One approach is to keep silent and not comment publicly in order to refrain from giving any credence to the issue. Another option is to offer the facts of the case and then move on with the status quo, much like how talk show host David Letterman did following his run-in with a blackmailer. The other way would be to directly seek a retraction and ask for an apology.
“This is really situational, and if handled truthfully, openly and respectfully can create a positive spin for the company,” noted Paleczny.
“A good example of a response that I have seen on the internet is the Fed Ex package ( a computer monitor) that got thrown over the fence. Fed Ex did a great job of responding to the situation from what I have read.”
Update regularly like Windows
If a certain issue is being tackled by management then it’s imperative that the public is informed and updated on a regular basis.
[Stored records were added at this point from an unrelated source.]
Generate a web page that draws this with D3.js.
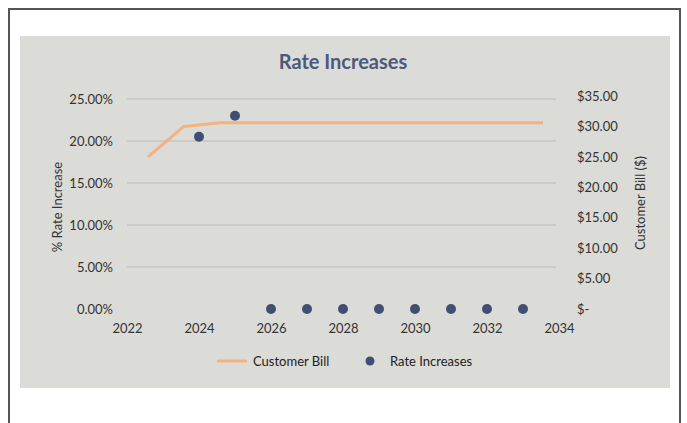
<!DOCTYPE html>
<html lang="en">
<head>
    <meta charset="UTF-8">
    <script src="https://cdnjs.cloudflare.com/ajax/libs/d3/7.9.0/d3.min.js"></script>
    <title>Rate Increases</title>
    <style>
        body { margin: 0; background: white; font-family: Lato, "Open Sans", sans-serif; }
        svg { display: block; }
    </style>
</head>
<body>
    <div id="content"></div>
    <script>
        const width = 687;
        const height = 423;

        // Data
        const rateYears = [2024, 2025, 2026, 2027, 2028, 2029, 2030, 2031, 2032, 2033];
        const rateValues = [0.205, 0.23, 0, 0, 0, 0, 0, 0, 0, 0];
        const billYears = [2022, 2023, 2024, 2025, 2026, 2027, 2028, 2029, 2030, 2031, 2032, 2033];
        const billValues = [25.0, 30.0, 30.6, 30.6, 30.6, 30.6, 30.6, 30.6, 30.6, 30.6, 30.6, 30.6];
        const xTicks = [2022, 2024, 2026, 2028, 2030, 2032, 2034];
        const leftTicks = [0, 0.05, 0.10, 0.15, 0.20, 0.25];
        const rightTicks = [0, 5, 10, 15, 20, 25, 30, 35];

        const plot = { left: 127, right: 559, top: 99, bottom: 309 };
        const textColor = "#333";

        const svg = d3.select("#content").append("svg")
            .attr("width", width)
            .attr("height", height);

        // outer frame
        svg.append("rect")
            .attr("x", 9).attr("y", 9)
            .attr("width", 671).attr("height", 430)
            .attr("fill", "white")
            .attr("stroke", "#555")
            .attr("stroke-width", 2);

        // chart area
        svg.append("rect")
            .attr("x", 20).attr("y", 36)
            .attr("width", 650).attr("height", 352)
            .attr("fill", "#dbdbd7");

        const x = d3.scaleLinear().domain([2022, 2034]).range([plot.left, plot.right]);
        const yLeft = d3.scaleLinear().domain([0, 0.25]).range([plot.bottom, plot.top]);
        const yRight = d3.scaleLinear().domain([0, 35]).range([plot.bottom, plot.top - 3]);
        // line series sits on its own category axis, offset from the value axis
        const xBill = d3.scalePoint().domain(billYears).range([148, 543]);

        // gridlines
        svg.append("g")
            .selectAll("line")
            .data(leftTicks.filter(d => d > 0))
            .enter()
            .append("line")
            .attr("x1", plot.left).attr("x2", 556)
            .attr("y1", d => yLeft(d)).attr("y2", d => yLeft(d))
            .attr("stroke", "#b9b9b6")
            .attr("stroke-width", 1);

        // left axis
        const leftAxis = d3.axisLeft(yLeft)
            .tickValues(leftTicks)
            .tickFormat(d3.format(".2%"))
            .tickSize(0)
            .tickPadding(0);
        svg.append("g")
            .attr("transform", "translate(113,0)")
            .call(leftAxis)
            .call(g => g.select(".domain").remove())
            .selectAll("text")
            .attr("font-family", "Lato, sans-serif")
            .attr("font-size", 13)
            .attr("fill", textColor);

        // right axis
        const rightAxis = d3.axisRight(yRight)
            .tickValues(rightTicks)
            .tickFormat(d => d === 0 ? "$-" : "$" + d3.format(".2f")(d))
            .tickSize(0)
            .tickPadding(0);
        svg.append("g")
            .attr("transform", "translate(577,0)")
            .call(rightAxis)
            .call(g => g.select(".domain").remove())
            .selectAll("text")
            .attr("font-family", "Lato, sans-serif")
            .attr("font-size", 13)
            .attr("fill", textColor);

        // x axis
        const xAxis = d3.axisBottom(x)
            .tickValues(xTicks)
            .tickFormat(d3.format("d"))
            .tickSize(0)
            .tickPadding(0);
        svg.append("g")
            .attr("transform", "translate(0,324)")
            .call(xAxis)
            .call(g => g.select(".domain").remove())
            .selectAll("text")
            .attr("font-family", "Lato, sans-serif")
            .attr("font-size", 13)
            .attr("fill", textColor);

        // customer bill line
        const line = d3.line()
            .x((d, i) => xBill(billYears[i]))
            .y(d => yRight(d));
        svg.append("path")
            .datum(billValues)
            .attr("d", line)
            .attr("fill", "none")
            .attr("stroke", "#f3b27f")
            .attr("stroke-width", 3)
            .attr("stroke-linejoin", "round");

        // rate increase points
        svg.append("g")
            .selectAll("circle")
            .data(rateValues)
            .enter()
            .append("circle")
            .attr("cx", (d, i) => x(rateYears[i]))
            .attr("cy", d => yLeft(d))
            .attr("r", 5)
            .attr("fill", "#3f4e72");

        // title
        svg.append("text")
            .attr("x", 343).attr("y", 69)
            .attr("text-anchor", "middle")
            .attr("font-family", "Lato, sans-serif")
            .attr("font-weight", "bold")
            .attr("font-size", 20)
            .attr("fill", "#4b5a7c")
            .text("Rate Increases");

        // axis titles
        svg.append("text")
            .attr("transform", "translate(62,207) rotate(-90)")
            .attr("text-anchor", "middle")
            .attr("font-family", "Lato, sans-serif")
            .attr("font-size", 13)
            .attr("fill", textColor)
            .text("% Rate Increase");

        svg.append("text")
            .attr("transform", "translate(645,203) rotate(-90)")
            .attr("text-anchor", "middle")
            .attr("font-family", "Lato, sans-serif")
            .attr("font-size", 13)
            .attr("fill", textColor)
            .text("Customer Bill ($)");

        // legend
        const legend = svg.append("g").attr("font-family", "Lato, sans-serif").attr("font-size", 13).attr("fill", "#222");
        legend.append("line")
            .attr("x1", 217).attr("x2", 247)
            .attr("y1", 361).attr("y2", 361)
            .attr("stroke", "#f3b27f").attr("stroke-width", 3);
        legend.append("text").attr("x", 253).attr("y", 365.5).text("Customer Bill");
        legend.append("circle").attr("cx", 370).attr("cy", 361).attr("r", 4.5).attr("fill", "#3f4e72");
        legend.append("text").attr("x", 390).attr("y", 365.5).text("Rate Increases");
    </script>
</body>
</html>
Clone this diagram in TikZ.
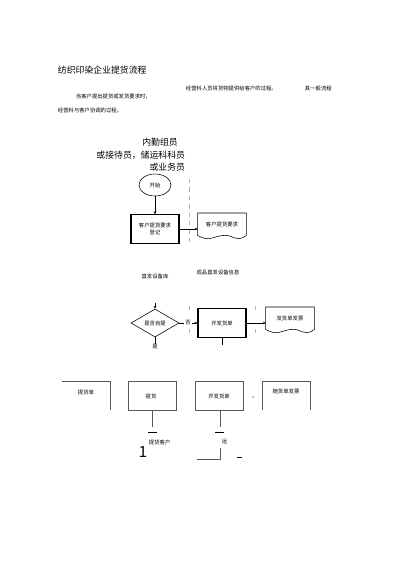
\documentclass[tikz,border=0pt]{standalone}
\usepackage{fontspec}
\newfontfamily\cjk{Noto Sans CJK SC}
\usetikzlibrary{shapes.geometric,arrows.meta}

% text sizes
\newcommand{\smalltxt}{\cjk\fontsize{3.8}{4.6}\selectfont}
\newcommand{\midtxt}{\cjk\fontsize{6.3}{7.5}\selectfont}

\tikzset{
	every node/.style={font=\smalltxt,inner sep=0.5pt},
	procbox/.style={draw,line width=0.8pt,minimum width=1.2cm,minimum height=0.72cm,align=center},
	docbox/.style={minimum width=1.2cm,minimum height=0.55cm,anchor=north,text depth=0pt},
	flowarrow/.style={-{Stealth[length=2pt,width=2pt]},line width=0.4pt},
	lanesep/.style={gray!60,dashed,dash pattern=on 3pt off 3pt,line width=0.5pt},
	thinbox/.style={line width=0.4pt,gray!70!black},
}

% document symbol with wavy bottom
\newcommand{\Docu}[1]{%
\draw[line width=0.4pt] (#1.south west)--(#1.north west)--(#1.north east)--(#1.south east)
	.. controls +(-0.3cm,-0.2cm) and +(0.3cm,0.05cm) .. (#1.south)
	.. controls +(-0.3cm,-0.05cm) and +(0.3cm,-0.15cm) .. (#1.south west);}

\begin{document}
\begin{tikzpicture}[x=0.025cm,y=-0.025cm]
\useasboundingbox[fill=white] (0,0) rectangle (400,566);

% heading
\node[anchor=west,font=\midtxt] (title) at (57,70) {纺织印染企业提货流程};
\node[anchor=west] (introa) at (185,88) {经营科人员将货物提供给客户的过程。};
\node[anchor=west] (introb) at (304,88) {其一般流程};
\node[anchor=west] (introc) at (75,97) {当客户提出提货或发货要求时，};
\node[anchor=west] (introd) at (57,110) {经营科与客户协调的过程。};

% roles
\node[font=\midtxt] (rolea) at (160,142) {内勤组员};
\node[font=\midtxt,anchor=east] (roleb) at (186,155) {或接待员，储运科科员};
\node[font=\midtxt,anchor=east] (rolec) at (186,167) {或业务员};

% first lane
\node[draw,ellipse,minimum width=0.8cm,minimum height=0.55cm] (start) at (155,185) {开始};
\node[procbox] (reg) at (155,229) {客户提货要求\\登记};
\node[docbox] (req) at (222,213) {客户提货要求};
\Docu{req}
\draw[flowarrow] (start)--(reg);
\draw[flowarrow] (reg)--(req.west|-reg);
\draw[lanesep] (189,179)--(189,243);

\node (stock) at (155,276) {直发设备库};
\node (info) at (218,272) {成品直发设备信息};

% decision
\coordinate (intop) at (155,303);
\node[draw,diamond,aspect=1.7,minimum width=1.2cm,minimum height=0.7cm,line width=0.4pt] (self) at (155,323) {是否自提};
\node (no) at (188,323) {否};
\node (yes) at (155,347) {是};
\node[procbox] (issue) at (222,323) {开发货单};
\node[docbox] (bill) at (290,307) {发货单发票};
\Docu{bill}
\draw[flowarrow] (intop)--(self);
\draw[line width=0.4pt] (self)--(no);
\draw[flowarrow] (no)--(issue);
\draw[line width=0.4pt] (self)--(yes);
\draw[flowarrow] (issue)--(bill.west|-issue);
\draw[lanesep] (189,306)--(189,314) (189,329)--(189,336);
\draw[lanesep] (255,306)--(255,313) (255,329)--(255,336);
\coordinate (tick) at (222,345);
\draw[line width=0.4pt] (issue.south)--(tick);

% bottom row
\node[minimum width=1.2cm,minimum height=0.72cm,anchor=north west] (ticket) at (62,381) {};
\node at (86,392) {提货单};
\draw[thinbox] (ticket.north west)--(ticket.north east)--(ticket.south east);
\node[thinbox,draw,minimum width=1.2cm,minimum height=0.72cm,anchor=north west] (pick) at (128,381) {};
\node at (151,396) {提货};
\node[thinbox,draw,minimum width=1.2cm,minimum height=0.72cm,anchor=north west] (open) at (195,381) {};
\node at (219,396) {开发货单};
\node[minimum width=1.2cm,minimum height=0.72cm,anchor=north west] (with) at (262,381) {};
\node at (286,391) {随货单发票};
\draw[thinbox] (with.south west)--(with.north west)--(with.north east)--(with.south east);
\fill (253,397) circle (0.4pt);

% fragments below
\coordinate (pa) at (152,427);
\draw[thinbox] (152,410)--(pa);
\draw[line width=0.5pt] (148,432)--(157,432);
\node[anchor=west] (client) at (148,442) {提货客户};
\node[font=\cjk\fontsize{11}{12}\selectfont] (one) at (143,452) {1};
\coordinate (oa) at (220,427);
\draw[thinbox] (220,410)--(oa);
\draw[line width=0.5pt] (215,432)--(224,432);
\node[anchor=west] (ship) at (221,442) {运};
\coordinate (ob) at (220,459);
\coordinate (oc) at (197,459);
\draw[thinbox] (220,448)--(ob)--(oc);
\draw[line width=0.4pt] (237,457)--(242,457);
\end{tikzpicture}
\end{document}
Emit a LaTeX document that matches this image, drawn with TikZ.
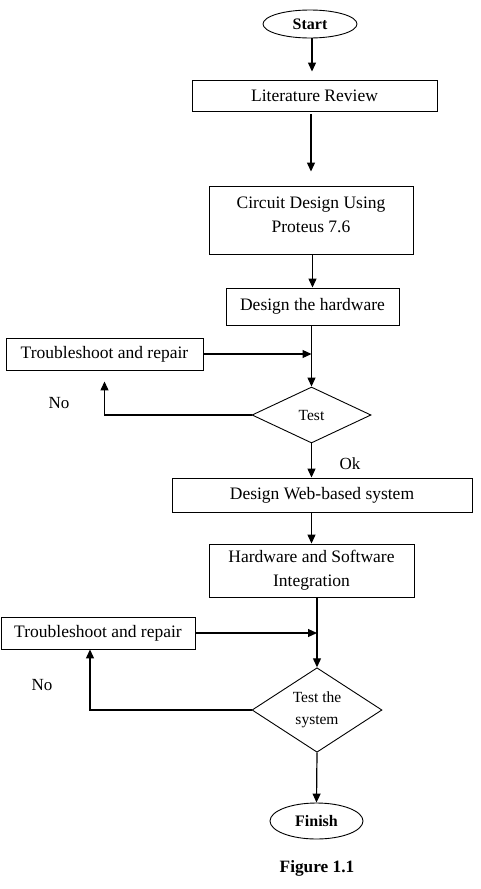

A great example of this is when it comes to social media outlets, which always offer up-to-the-minute updates on how the situation is being handled, what is being done and when everything is expected to return to normal.
By giving the general public insight into how your brand is resolving the issue, it shows that your business is being transparent, owning the problem and taking control of the situation.
If the scandal has gotten completely out of hand then it’s important for the corporation to regain the trust, confidence and business of its clientele. Some might want to revamp and rebrand its company akin to what Toyota did following its automobile recalls. This could consist of a shift of the executive team and perhaps board of directors, adjusting brand image (names, colors and slogans of products or services) and ensuring customers that it’s moving forward and enhancing its operations.
All sorts of businesses – from multi-national corporations to small-time SMBs – are victims of internal scandals. What’s really important is that they address what is being accused and then these brands mustn’t remain insouciant but rather proactive to ensure the damage is minimal.